Os atores que realmente viveram os anos 1980 em sua plenitude acabam sendo o coração do filme. Posso discorrer aqui sobre quão boa é a química entre Alec Baldwin e Russell Brand, sobre a energia que Catherine Zeta-Jones impõe à sua interpretação como a Primeira Dama, sobre o charme meio tosco da repórter vivida por Malin Ackerman, mas todos empalidecem perante o verdadeiro dono do show, Tom Cruise.
O Stacee Jaxx de Cruise é hilariamente exagerado, sendo uma bem-vinda mistura de Axl Rose, Jon Bon Jovi (daquele tempo, claro) e do vampiro Lestat (de “Entrevista com o Vampiro”). Carismático e às vezes não fazendo o menor sentido em seu discurso, Jaxx é a própria imagem do mito rocker e Cruise parece se divertir litros em suas surpreendentes performances, contagiando o público por consequência.
A montagem do diretor Adam Shankman para sua versão cinematográfica do musical é ótima, usando o orçamento inflado da produção para mergulhar o público em cenários e situações que brincam com a memória emotiva de quem viveu aquele período e diverte quem só ouviu falar daquele tempo. Sim, é tudo exagerado, bufante e até meio ridículo, mas essa é a intenção e funciona muito bem. Parabéns para a direção de arte que realmente pegou o espírito da coisa e ajuda o espectador a mergulhar de cabeça naquele universo.
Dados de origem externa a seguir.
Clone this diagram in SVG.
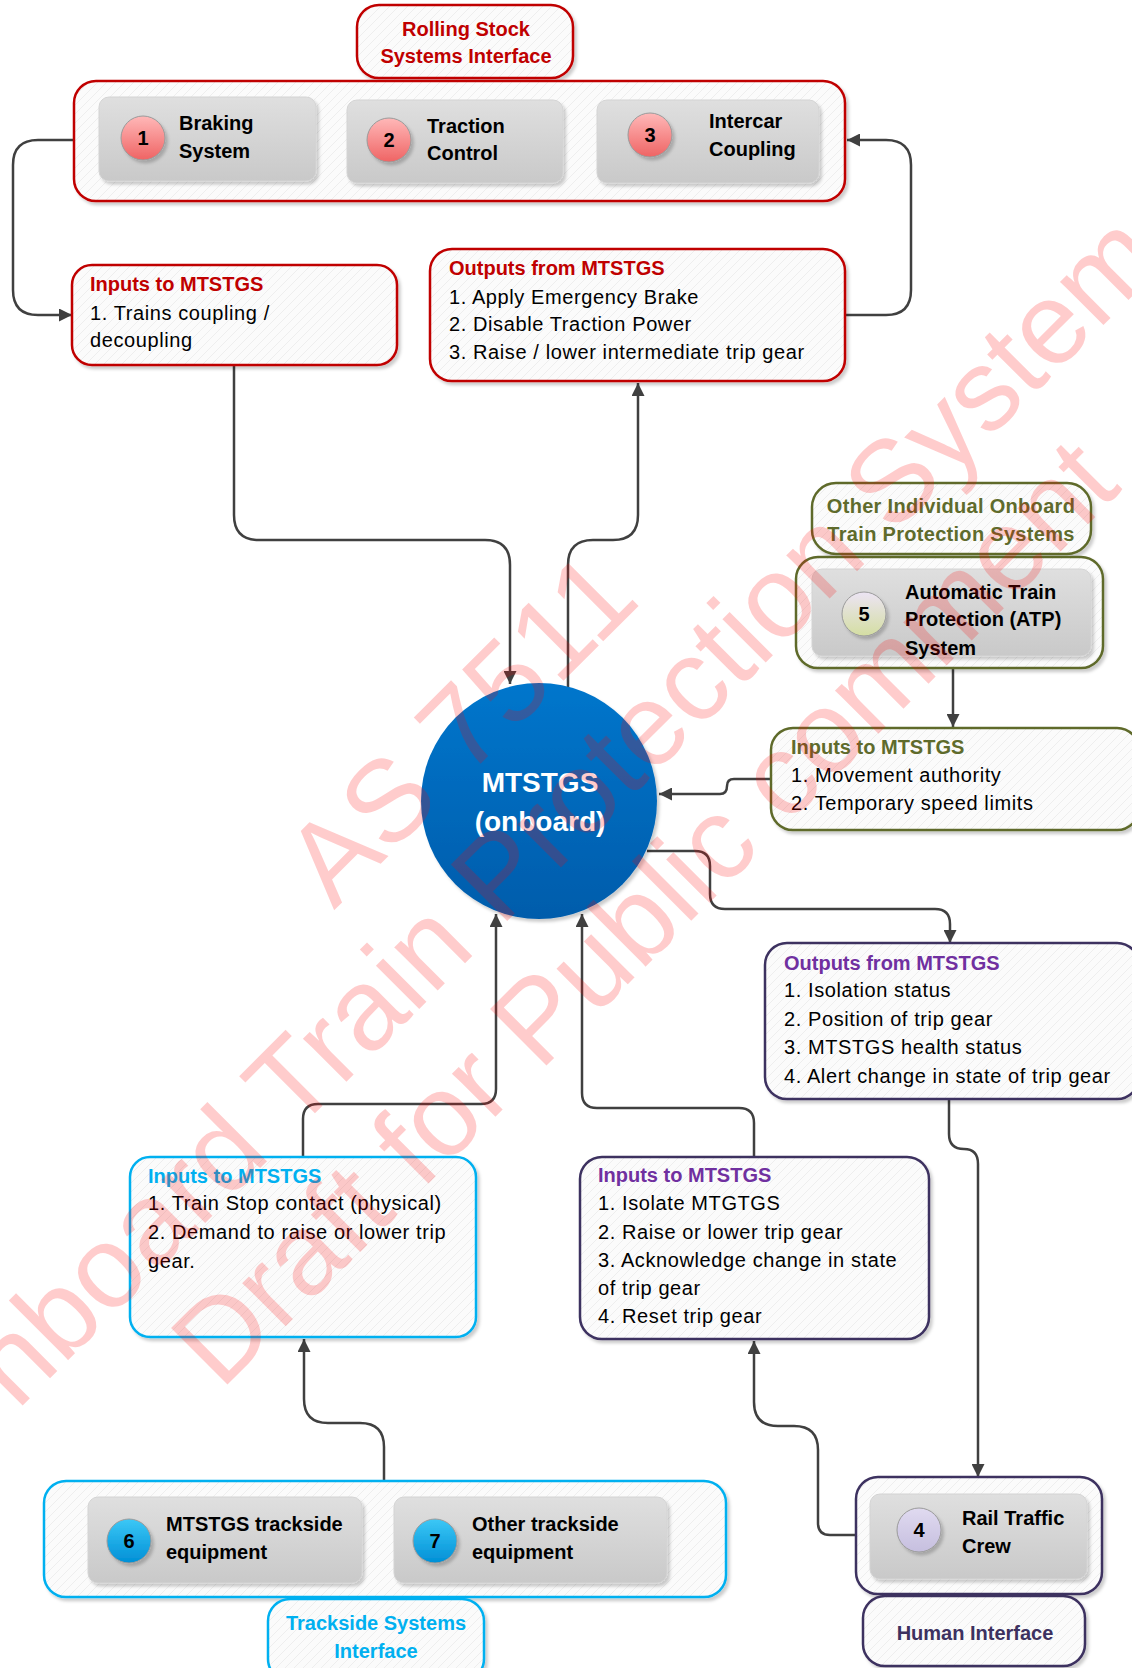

As músicas são espetáculos à parte e empolgam bastante, destacando a versão de Cruise pra “Wanted Dead or Alive”, a parceria do astro com Malin Ackerman na balada “I Want to Know What Love Is” e a catarse final em “Don’t Stop Belivin’”, com quase todo o elenco principal cantando junto.
Ver “Rock of Ages – O Filme” não vai mudar sua vida nem sua compreensão do universo. O longa tem uma história deveras formulaica e é previsível feito um relógio. Mas é quase certo que vai deixar você sorrindo na saída da sessão e com vontade de desenterrar suas coleções de bolachões farofentos ao chegar em casa.